Ana Konteyner Limanı ile çevresinde yer alan mevcut depolama alanlarında içinde yer aldığı bir planlama ile projelendirilmeli, limanın kent merkezi ile arasında bir geçiş bölgesi olarak ofislerin, otellerin yer aldığı bir alan oluşturulmalıdır. Gerektiği takdirde çevresinde yer alan unsurlar ile birlikte
kent merkezi dönüşümü hızlandırılmalı Ana Konteyner Limanı ‘İdeal Kent Mersin Şehirleşmesine’ uygun paralellikte inşa edilmelidir.
Büyük çaplı Ana Konteyner Limanı projesi planlanırken şehrimize entegre edilmesi sürecinde kentsel planlama ve çevresel etkilerin dikkate alınması gerekmektedir. Limanın şehrin mevcut altyapısına etkisi, trafik yükünün yönetimi ve çevresel sürdürülebilirlik konuları büyük bir titizlikle ele alınmalı ve planlanmalıdır. Liman tüm bileşenleri ile birlikte daha erişilebilir olmalı ve kent içi ulaşım sisteminden ayrıştırılmalıdır.
Mimari olarak, limanın mimari tasarımının şehrimizin estetiği ve kimliğiyle uyumlu olmalı, aynı zamanda modern ve çevreci çözümler içermelidir. Bu projenin sadece ekonomik bir yatırım değil, aynı zamanda şehir hayatına değer katan, sürdürülebilir bir yapı ile planlanıp toplumun hizmetine sunulması gerekmektedir.
“KENTİN PAYDAŞLARI İLE BİRLİKTE KARAR ALINMALI”
Sonuç Olarak; Doğu Akdeniz bölgesinde planlanacak herhangi bir ana konteyner limanı kent planlarına, ideal şehircilik ilkelerine uygun, sürdürülebilir ve çevresel yönden güçlü, jeopolitik ve liman altyapısına sahip bir bölgede yapılması en başta vurgulanması gereken temel unsurlardır. Diğer yandan bir şehrin denizcilik ve ticaret sektörlerindeki mevcut potansiyeli, yeni bir konteyner ana konteyner limanının başarılı bir şekilde entegrasyonunu kolaylaştıracaktır.
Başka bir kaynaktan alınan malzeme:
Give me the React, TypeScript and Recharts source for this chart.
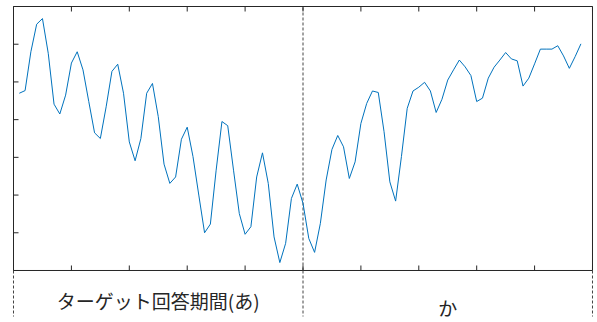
import { LineChart, Line, XAxis, YAxis, ReferenceLine } from 'recharts';

// weekly index, one value per step (steps 1..98 on a 0..100 axis)
const values = [
  4.7, 4.77, 5.8, 6.53, 6.68, 5.76, 4.41, 4.15, 4.65, 5.5,
  5.8, 5.32, 4.48, 3.65, 3.5, 4.34, 5.28, 5.47, 4.7, 3.41,
  2.91, 3.5, 4.7, 4.96, 4.08, 2.82, 2.31, 2.48, 3.48, 3.8,
  3.02, 2.0, 1.0, 1.23, 2.66, 3.95, 3.84, 2.66, 1.51, 0.96,
  1.16, 2.48, 3.12, 2.31, 0.89, 0.21, 0.72, 1.91, 2.29, 1.78,
  0.85, 0.48, 1.25, 2.4, 3.21, 3.58, 3.28, 2.44, 2.88, 3.9,
  4.43, 4.76, 4.72, 3.68, 2.35, 1.84, 3.02, 4.3, 4.76, 4.86,
  4.99, 4.76, 4.19, 4.54, 5.05, 5.32, 5.58, 5.4, 5.17, 4.48,
  4.57, 5.1, 5.39, 5.58, 5.78, 5.61, 5.56, 4.89, 5.1, 5.48,
  5.87, 5.87, 5.87, 5.96, 5.69, 5.36, 5.67, 6.01,
];

const xTicks = [0, 10, 20, 30, 40, 50, 60, 70, 80, 90, 100];
const yTicks = [0, 1, 2, 3, 4, 5, 6, 7];

// period boundaries and the label drawn in the middle of each period
const periodBounds = [0, 50, 100];
const periodCenters = [25, 75];
const periodLabels = ['ターゲット回答期間(あ)', 'か'];

const data = values.map((v, i) => ({ t: i + 1, v }));

const AXIS = '#262626';
const LINE = '#0072BD';
const DASH = '#444';
const TICK = 5;
const THIN = 0.01; // axes that only draw a line must still have a size

// inward tick marks, one renderer per side of the box
const BottomTick = ({ x, y }: any) => <line x1={x} y1={y} x2={x} y2={y - TICK} stroke={AXIS} />;
const TopTick = ({ x, y }: any) => <line x1={x} y1={y} x2={x} y2={y + TICK} stroke={AXIS} />;
const LeftTick = ({ x, y }: any) => <line x1={x} y1={y} x2={x + TICK} y2={y} stroke={AXIS} />;
const RightTick = ({ x, y }: any) => <line x1={x} y1={y} x2={x - TICK} y2={y} stroke={AXIS} />;

function PeriodTick(props: any) {
  const { x, y, payload } = props;
  const value = payload.value;
  if (periodBounds.includes(value)) {
    return <line x1={x} y1={y} x2={x} y2={y + 46} stroke={DASH} strokeDasharray="3 2" />;
  }
  const idx = periodCenters.indexOf(value);
  if (idx < 0) return null;
  const dy = idx === 0 ? 38 : 45;
  return (
    <text
      x={x}
      y={y + dy}
      textAnchor="middle"
      fill={AXIS}
      fontSize={19}
      fontFamily='"Noto Sans CJK JP", "Noto Sans", sans-serif'
    >
      {periodLabels[idx]}
    </text>
  );
}

const flatAxis = {
  type: 'number' as const,
  interval: 0 as const,
  tickLine: false,
  tickSize: 0,
  tickMargin: 0,
  stroke: AXIS,
};

export default function App() {
  return (
    <div style={{ position: 'absolute', left: 0, top: 0, width: 597, height: 322, background: '#fff' }}>
      <LineChart width={597} height={322} data={data} margin={{ top: 6.5, right: 4.5, bottom: 0, left: 13.5 }}>
        <XAxis xAxisId="main" dataKey="t" domain={[0, 100]} ticks={xTicks} height={THIN} tick={<BottomTick />} {...flatAxis} />
        <XAxis
          xAxisId="period"
          dataKey="t"
          domain={[0, 100]}
          ticks={[...periodBounds, ...periodCenters].sort((a, b) => a - b)}
          height={51.5}
          axisLine={false}
          tick={<PeriodTick />}
          {...flatAxis}
        />
        <XAxis xAxisId="top" orientation="top" dataKey="t" domain={[0, 100]} ticks={xTicks} height={THIN} tick={<TopTick />} {...flatAxis} />
        <YAxis yAxisId="left" domain={[0, 7]} ticks={yTicks} width={THIN} tick={<LeftTick />} {...flatAxis} />
        <YAxis yAxisId="right" orientation="right" domain={[0, 7]} ticks={yTicks} width={THIN} tick={<RightTick />} {...flatAxis} />
        <ReferenceLine xAxisId="main" yAxisId="left" x={50} stroke={DASH} strokeDasharray="3 2" />
        <Line
          xAxisId="main"
          yAxisId="left"
          dataKey="v"
          type="linear"
          stroke={LINE}
          strokeWidth={1}
          dot={false}
          isAnimationActive={false}
        />
      </LineChart>
    </div>
  );
}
Ayrıca, ana konteyner limanının liman altyapısı olan bir kentte yapılması coğrafi avantajları ve stratejik konumu, uluslararası ticaret rotaları için de önemli bir merkez haline gelmesini sağlayacaktır.
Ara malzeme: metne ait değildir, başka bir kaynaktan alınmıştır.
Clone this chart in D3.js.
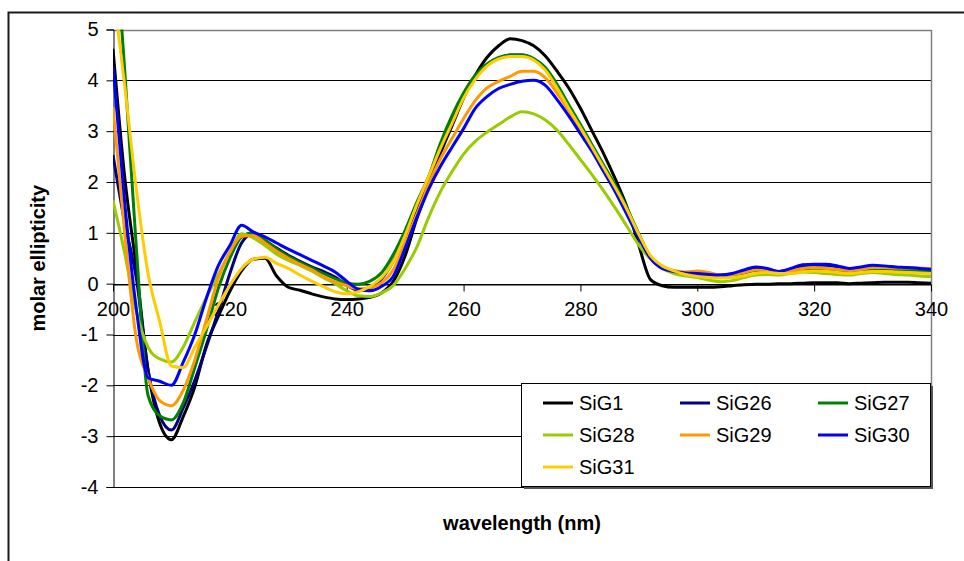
<!DOCTYPE html>
<html>
<head>
<meta charset="utf-8">
<script src="https://cdn.jsdelivr.net/npm/d3@7"></script>
<style>
  html, body { margin: 0; padding: 0; background: #fff; }
  svg text { font-family: Arial, "Liberation Sans", sans-serif; }
</style>
</head>
<body>
<svg id="chart" width="964" height="561"></svg>
<script>
// Wavelength grid (nm), 2 nm steps
const wavelengths = d3.range(200, 341, 2);

const seriesNames = ["SiG1", "SiG26", "SiG27", "SiG28", "SiG29", "SiG30", "SiG31"];
const seriesColors = ["#000000", "#000080", "#008000", "#99CC00", "#FF9900", "#0000FF", "#FFCC00"];

// Molar ellipticity per series, one value per wavelength
const sig1 = [4.62, 2.1, 0.3, -1.7, -2.75, -3.07, -2.62, -2.03, -1.2, -0.65, -0.15, 0.25, 0.48, 0.5, 0.15, -0.07,
  -0.13, -0.2, -0.26, -0.3, -0.31, -0.3, -0.27, -0.18, 0.05, 0.55, 1.28, 1.9, 2.55, 3.1, 3.65, 4.1, 4.45, 4.68,
  4.82, 4.78, 4.68, 4.48, 4.18, 3.85, 3.45, 3.0, 2.55, 2.05, 1.5, 0.75, 0.08, -0.04, -0.07, -0.07, -0.07, -0.07,
  -0.06, -0.04, -0.02, -0.01, -0.01, 0.0, 0.0, 0.01, 0.02, 0.02, 0.02, 0.0, 0.01, 0.02, 0.03, 0.03, 0.03, 0.02, 0.01];
const sig26 = [2.53, 1.2, 0.1, -1.7, -2.6, -2.88, -2.45, -1.9, -1.24, -0.55, 0.2, 0.8, 0.98, 0.85, 0.7, 0.56,
  0.44, 0.33, 0.24, 0.13, -0.03, -0.13, -0.09, 0.1, 0.45, 0.95, 1.5, 2.05, 2.65, 3.2, 3.7, 4.08, 4.3, 4.43,
  4.5, 4.5, 4.42, 4.22, 3.88, 3.48, 3.1, 2.7, 2.3, 1.9, 1.45, 0.95, 0.5, 0.32, 0.24, 0.21, 0.2, 0.18,
  0.17, 0.19, 0.24, 0.3, 0.28, 0.24, 0.28, 0.34, 0.36, 0.36, 0.33, 0.29, 0.31, 0.34, 0.34, 0.32, 0.31, 0.29, 0.27];
const sig27 = [7.5, 4.2, 0.7, -2.2, -2.6, -2.68, -2.35, -1.65, -0.91, -0.1, 0.5, 0.92, 1.0, 0.86, 0.68, 0.54,
  0.42, 0.31, 0.2, 0.1, 0.01, -0.01, 0.05, 0.22, 0.58, 1.05, 1.6, 2.1, 2.75, 3.3, 3.75, 4.1, 4.32, 4.45,
  4.5, 4.5, 4.43, 4.25, 3.92, 3.52, 3.13, 2.73, 2.33, 1.93, 1.48, 0.98, 0.52, 0.32, 0.24, 0.2, 0.18, 0.17,
  0.16, 0.17, 0.21, 0.26, 0.26, 0.23, 0.25, 0.29, 0.3, 0.29, 0.27, 0.25, 0.27, 0.29, 0.29, 0.28, 0.27, 0.26, 0.25];
const sig28 = [1.64, 0.6, -0.55, -1.25, -1.48, -1.54, -1.25, -0.75, -0.27, 0.18, 0.62, 0.98, 0.9, 0.75, 0.58, 0.46,
  0.36, 0.25, 0.12, 0.0, -0.14, -0.24, -0.25, -0.18, -0.03, 0.3, 0.72, 1.3, 1.8, 2.2, 2.55, 2.8, 2.98, 3.13,
  3.28, 3.38, 3.34, 3.22, 3.02, 2.74, 2.44, 2.14, 1.82, 1.48, 1.12, 0.76, 0.48, 0.3, 0.2, 0.15, 0.12, 0.07,
  0.04, 0.06, 0.12, 0.17, 0.18, 0.17, 0.2, 0.23, 0.22, 0.2, 0.18, 0.17, 0.2, 0.22, 0.2, 0.18, 0.17, 0.15, 0.14];
const sig29 = [3.47, 1.0, -1.1, -1.85, -2.3, -2.4, -2.1, -1.5, -0.71, 0.1, 0.62, 0.93, 0.95, 0.8, 0.64, 0.5,
  0.38, 0.27, 0.14, 0.04, -0.04, -0.1, -0.08, 0.02, 0.28, 0.8, 1.35, 1.95, 2.45, 2.85, 3.25, 3.6, 3.85, 3.98,
  4.08, 4.18, 4.18, 4.05, 3.75, 3.4, 3.0, 2.65, 2.25, 1.85, 1.4, 0.95, 0.5, 0.32, 0.26, 0.23, 0.25, 0.22,
  0.17, 0.18, 0.22, 0.27, 0.27, 0.23, 0.25, 0.3, 0.32, 0.3, 0.28, 0.26, 0.28, 0.32, 0.32, 0.31, 0.31, 0.31, 0.3];
const sig30 = [4.27, 1.6, -0.5, -1.85, -1.92, -2.0, -1.55, -1.0, -0.28, 0.35, 0.75, 1.15, 1.02, 0.92, 0.8, 0.68,
  0.57, 0.46, 0.35, 0.23, 0.05, -0.11, -0.14, -0.05, 0.15, 0.7, 1.3, 1.85, 2.3, 2.68, 3.05, 3.45, 3.68, 3.84,
  3.92, 3.98, 4.0, 3.9, 3.62, 3.3, 2.95, 2.6, 2.2, 1.8, 1.35, 0.9, 0.5, 0.3, 0.24, 0.21, 0.2, 0.18,
  0.17, 0.2, 0.27, 0.33, 0.3, 0.24, 0.3, 0.37, 0.38, 0.38, 0.35, 0.3, 0.33, 0.36, 0.35, 0.33, 0.32, 0.3, 0.28];
const sig31 = [5.8, 3.9, 1.85, 0.2, -0.75, -1.62, -1.65, -1.25, -0.85, -0.43, -0.03, 0.3, 0.48, 0.52, 0.4, 0.3,
  0.17, 0.05, -0.06, -0.16, -0.2, -0.16, -0.05, 0.12, 0.44, 0.95, 1.55, 2.1, 2.65, 3.15, 3.65, 4.02, 4.28, 4.42,
  4.47, 4.47, 4.4, 4.2, 3.85, 3.45, 3.07, 2.68, 2.28, 1.88, 1.45, 0.97, 0.55, 0.35, 0.25, 0.18, 0.14, 0.12,
  0.11, 0.12, 0.15, 0.2, 0.22, 0.2, 0.2, 0.23, 0.25, 0.24, 0.22, 0.2, 0.22, 0.24, 0.24, 0.23, 0.22, 0.21, 0.2];

const seriesValues = [sig1, sig26, sig27, sig28, sig29, sig30, sig31];

const xTicks = [200, 220, 240, 260, 280, 300, 320, 340];
const yTicks = [-4, -3, -2, -1, 0, 1, 2, 3, 4, 5];

const svg = d3.select("#chart");
const plot = { left: 113, right: 931, top: 29.5, bottom: 487 };
const fontSize = 20;
const fontFamily = "Arial, 'Liberation Sans', sans-serif";

const x = d3.scaleLinear().domain([200, 340]).range([plot.left, plot.right]);
const y = d3.scaleLinear().domain([-4, 5]).range([plot.bottom, plot.top]);

// Outer chart frame (left and top edges visible)
svg.append("path")
  .attr("d", `M8.5,561 V12.5 H964`)
  .attr("fill", "none").attr("stroke", "#1a1a1a").attr("stroke-width", 2);

// Horizontal gridlines
svg.append("g").selectAll("line")
  .data(yTicks.filter(v => v < 5))
  .join("line")
  .attr("x1", plot.left).attr("x2", plot.right)
  .attr("y1", d => Math.round(y(d)) + 0.5).attr("y2", d => Math.round(y(d)) + 0.5)
  .attr("stroke", "#000").attr("stroke-width", 1);

// Plot area border, top and right
svg.append("path")
  .attr("d", `M${plot.left},${Math.round(plot.top) + 0.5} H${plot.right + 0.5} V${plot.bottom}`)
  .attr("fill", "none").attr("stroke", "#808080").attr("stroke-width", 1.5);

// Y axis
const yAxis = d3.axisLeft(y).tickValues(yTicks).tickSize(7).tickPadding(8).tickFormat(d => String(d));
const gy = svg.append("g").attr("transform", `translate(${plot.left + 0.5},0)`).call(yAxis);
gy.select(".domain").attr("stroke", "#000");
gy.selectAll(".tick line").attr("stroke", "#000");
gy.selectAll("text").attr("font-size", fontSize).attr("fill", "#000").attr("font-family", fontFamily);

// X axis crossing at zero
const xAxis = d3.axisBottom(x).tickValues(xTicks).tickSize(7).tickPadding(10).tickFormat(d => String(d));
const gx = svg.append("g").attr("transform", `translate(0,${Math.round(y(0)) + 0.5})`).call(xAxis);
gx.select(".domain").attr("stroke", "#000").attr("d", `M${plot.left},0.5H${plot.right}`);
gx.selectAll(".tick line").attr("stroke", "#000");
gx.selectAll("text").attr("font-size", fontSize).attr("fill", "#000").attr("font-family", fontFamily);

// Series lines, clipped to the plot area
svg.append("clipPath").attr("id", "plotClip")
  .append("rect")
  .attr("x", plot.left).attr("y", plot.top)
  .attr("width", plot.right - plot.left).attr("height", plot.bottom - plot.top);

const line = d3.line()
  .x((d, i) => x(wavelengths[i]))
  .y(d => y(d))
  .curve(d3.curveMonotoneX);

svg.append("g").attr("clip-path", "url(#plotClip)")
  .selectAll("path")
  .data(seriesValues)
  .join("path")
  .attr("d", d => line(d))
  .attr("fill", "none")
  .attr("stroke", (d, i) => seriesColors[i])
  .attr("stroke-width", 3)
  .attr("stroke-linejoin", "round");

// Axis titles
svg.append("text")
  .attr("x", (plot.left + plot.right) / 2).attr("y", 530)
  .attr("text-anchor", "middle")
  .attr("font-size", fontSize).attr("font-weight", "bold")
  .text("wavelength (nm)");

svg.append("text")
  .attr("transform", `translate(45,${(plot.top + plot.bottom) / 2}) rotate(-90)`)
  .attr("text-anchor", "middle")
  .attr("font-size", fontSize).attr("font-weight", "bold")
  .text("molar ellipticity");

// Legend
const legend = { x: 521, y: 383, w: 409, h: 103 };
svg.append("rect")
  .attr("x", legend.x + 3).attr("y", legend.y + 3)
  .attr("width", legend.w).attr("height", legend.h)
  .attr("fill", "#555");
svg.append("rect")
  .attr("x", legend.x + 0.5).attr("y", legend.y + 0.5)
  .attr("width", legend.w).attr("height", legend.h)
  .attr("fill", "#fff").attr("stroke", "#000").attr("stroke-width", 1);

const colX = [543, 680, 818];
const rowY = [403, 435, 467];
const items = svg.append("g").selectAll("g")
  .data(seriesNames)
  .join("g")
  .attr("transform", (d, i) => `translate(${colX[i % 3]},${rowY[Math.floor(i / 3)]})`);
items.append("line")
  .attr("x1", 0).attr("x2", 30).attr("y1", 0).attr("y2", 0)
  .attr("stroke", (d, i) => seriesColors[i]).attr("stroke-width", 3);
items.append("text")
  .attr("x", 36).attr("y", 0).attr("dy", "0.35em")
  .attr("font-size", fontSize)
  .text(d => d);
</script>
</body>
</html>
Son olarak ise, ana konteyner limanının karar alma süreçlerinden başlayıp projelendirme ve hizmete girme aşamasına kadar olan sürecinden kentin paydaşları ile birlikte karar alınması, toplumun farklı kesimlerinin görüşlerinin değerlendirilmesi, halkın bilgilendirilmesi ve katılımının sağlanması, şeffaflık ilkelerinin ve hesap verebilirliğin korunması, kamuoyunun güvenini kazanmak adına kritik önemdedir” denildi.